YOU HAD BETTER SHOW SOME gratitude. Your Los Angeles Board of Water and Power Commissioners went to bat for you when the municipally owned utility wanted to start charging more for water and electricity. Sure, the five-member panel signed off on a budget that requires raising your rates. Every drop of water is soon to cost 2.75% more, and then another 2.75% the following year, then likely 3.7% more for each of three years after that. And every jolt of electricity may soon run you a few cents more. But it would have been worse if the commissioners who oversee the Department of Water and Power didn't have your back.

This board makes much of the fact that it tossed out management and employee perks such as memberships, sponsorships, even magazine subscriptions, while abandoning some consultant contracts and low-priority infrastructure projects.

But rates are still rising higher than they should because of the outrageously fat contract approved for DWP workers last year. That contract keeps pay for employees well ahead of wages for other city workers with parallel jobs in different departments, and further boosts it with raises of up to 6% a year for each of the next five years.

How did they do it? Who was in charge? Nobody. The current board's predecessors tried to rip up the contract last summer but were told by the city attorney that they had no authority over the salary portion of labor deals. Only the City Council had authority, But its members insisted they couldn't change anything without being sued. The contract was negotiated on the last mayor's watch, but he was already out of office. So someone, somewhere negotiated this labor contract, and we have to learn to live with it.

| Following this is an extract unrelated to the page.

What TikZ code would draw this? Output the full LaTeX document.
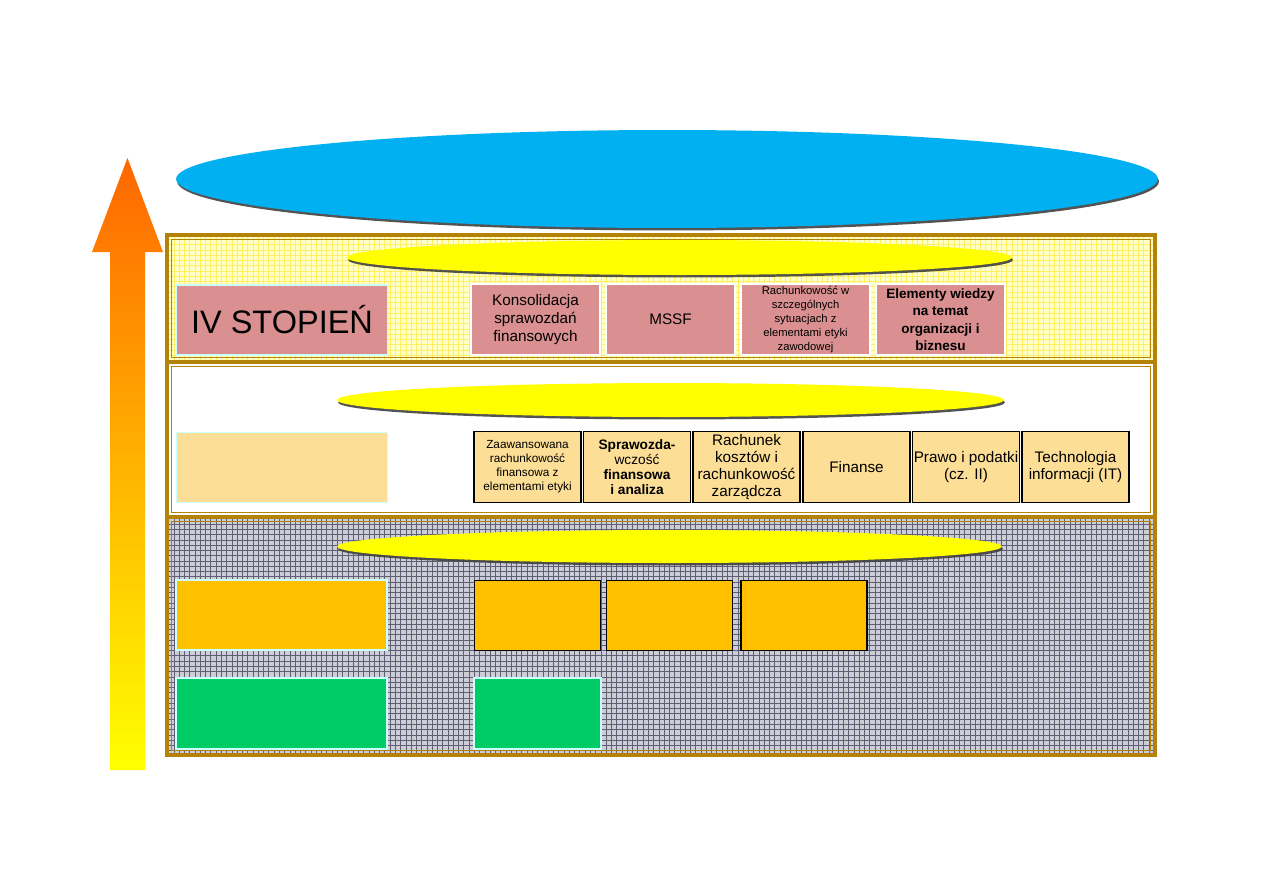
\documentclass[tikz,border=0pt]{standalone}
\usepackage{fontspec}
\setmainfont{Liberation Sans}
\usepackage{xcolor}
\usepackage{tikz}
\usetikzlibrary{shapes.geometric,shadows,patterns}

\definecolor{frame}{RGB}{181,130,8}
\definecolor{pinkbox}{RGB}{218,144,144}
\definecolor{paleorange}{RGB}{252,222,150}
\definecolor{amber}{RGB}{255,192,0}
\definecolor{leafgreen}{RGB}{0,204,102}
\definecolor{skyblue}{RGB}{0,176,240}
\definecolor{arrowtop}{RGB}{255,102,0}
\definecolor{pureyellow}{RGB}{255,255,0}
\definecolor{lightcyan}{RGB}{204,255,255}
\definecolor{paleyellow}{RGB}{255,255,200}
\definecolor{gridyellow}{RGB}{255,238,100}
\definecolor{palegrey}{RGB}{205,205,215}
\definecolor{gridgrey}{RGB}{95,95,115}

\begin{document}
\begin{tikzpicture}[
    x=0.02cm, y=-0.02cm,
    bandline/.style  = {draw=frame, line width=2.2pt},
    bandinner/.style = {draw=frame, line width=0.6pt},
    oval/.style      = {ellipse, inner sep=0pt, fill=pureyellow,
                        drop shadow={shadow xshift=0.6pt, shadow yshift=-1.4pt,
                                     fill=black!75, opacity=0.9}},
    lead/.style      = {minimum width=4.22cm, minimum height=1.40cm, inner sep=0pt,
                        draw=lightcyan, line width=0.8pt},
    topbox/.style    = {fill=pinkbox, draw=white, line width=1pt, inner sep=0pt,
                        minimum width=2.58cm, minimum height=1.42cm, align=center,
                        font=\fontsize{8.7}{10.2}\selectfont},
    midbox/.style    = {fill=paleorange, draw=black, line width=1.1pt, inner sep=0pt,
                        minimum width=2.14cm, minimum height=1.42cm, align=center,
                        font=\fontsize{8.7}{9.8}\selectfont},
    lowbox/.style    = {fill=amber, draw=black, line width=1.1pt, inner sep=0pt,
                        minimum width=2.52cm, minimum height=1.40cm},
    greenbox/.style  = {fill=leafgreen, draw=lightcyan, line width=0.6pt, inner sep=0pt,
                        minimum height=1.42cm},
    tiny/.style      = {font=\fontsize{6.4}{7.9}\selectfont},
]
\useasboundingbox (0,0) rectangle (1263,893);

%======== rising arrow ========
\shade[top color=arrowtop, bottom color=pureyellow]
  (110,770) -- (145,770) -- (145,252) -- (163,252) -- (127.5,158)
  -- (92,252) -- (110,252) -- cycle;

%======== top goal ========
\node[oval, fill=skyblue, minimum width=19.64cm, minimum height=1.96cm]
  (goal) at (667,179) {};

%======== bands ========
% --- upper band (yellow grid)
\fill[paleyellow] (167,235) rectangle (1155,360);
\fill[pattern=grid, pattern color=gridyellow] (167,235) rectangle (1155,360);
% --- middle band (white)
\fill[white] (167,364) rectangle (1155,515);
% --- lower band (grey grid)
\fill[palegrey] (167,519) rectangle (1155,755);
\fill[pattern=grid, pattern color=gridgrey] (167,519) rectangle (1155,755);

\draw[bandline]  (167,235) rectangle (1155,362);
\draw[bandinner] (171.5,239.5) rectangle (1150.5,357.5);
\draw[bandline]  (167,362) rectangle (1155,517);
\draw[bandinner] (171.5,366.5) rectangle (1150.5,512.5);
\draw[bandline]  (167,517) rectangle (1155,755);
\draw[bandinner] (171.5,521.5) rectangle (1150.5,750.5);

%======== level IV ========
\node[oval, minimum width=13.3cm, minimum height=0.70cm] (ovaltop) at (679.5,257.5) {};
\node[lead, fill=pinkbox, font=\fontsize{18.5}{20}\selectfont] (lvlfour) at (282,320) {IV STOPIEŃ};
\node[topbox] (konsol) at (535.5,319.5) {Konsolidacja\\sprawozdań\\finansowych};
\node[topbox] (mssf)   at (670.5,319.5) {MSSF};
\node[topbox, tiny] (szczeg) at (805.5,319.5)
  {Rachunkowość w\\szczególnych\\sytuacjach z\\elementami etyki\\zawodowej};
\node[topbox, font=\fontsize{7.7}{9.9}\selectfont\bfseries] (wiedza) at (940.5,319.5)
  {Elementy wiedzy\\na temat\\organizacji i\\biznesu};

%======== level III ========
\node[oval, minimum width=13.34cm, minimum height=0.68cm] (ovalmid) at (670.5,400) {};
\node[lead, fill=paleorange] (lvlthree) at (282,467.5) {};
\node[midbox, font=\fontsize{6.7}{8}\selectfont] (zaaw) at (527.5,467)
  {Zaawansowana\\rachunkowość\\finansowa z\\elementami etyki};
\node[midbox, font=\fontsize{7.8}{8.4}\selectfont\bfseries] (sprawoz) at (637,467)
  {Sprawozda-\\\mdseries wczość\\finansowa\\i analiza};
\node[midbox] (koszty)  at (746.5,467) {Rachunek\\kosztów i\\rachunkowość\\zarządcza};
\node[midbox] (finanse) at (856.5,467) {Finanse};
\node[midbox] (prawo)   at (966,467)   {Prawo i podatki\\(cz. II)};
\node[midbox] (techit)  at (1075.5,467) {Technologia\\informacji (IT)};

%======== levels I-II ========
\node[oval, minimum width=13.3cm, minimum height=0.66cm] (ovallow) at (669.5,546.5) {};
\node[lead, fill=amber] (lvltwo) at (281.5,615) {};
\node[lowbox] (amberA) at (537.5,615.5) {};
\node[lowbox] (amberB) at (669.5,615.5) {};
\node[lowbox] (amberC) at (804,615.5) {};
\node[greenbox, minimum width=4.22cm] (lvlone) at (281.5,713.5) {};
\node[greenbox, minimum width=2.54cm] (greenA) at (537.5,713.5) {};

\end{tikzpicture}
\end{document}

Meanwhile, workers in jobs ranging from receptionist to engineer routinely dump their posts in other city departments as soon as they can wangle their way into the DWP and get higher pay. Local 18 of the International Brotherhood of Electrical Workers spends lavishly on campaign contributions and can bless or doom any candidate's quest for office.

The bottom line is that we're being played. The Water and Power board went to bat for you. Prepare to pay more. And conserve water.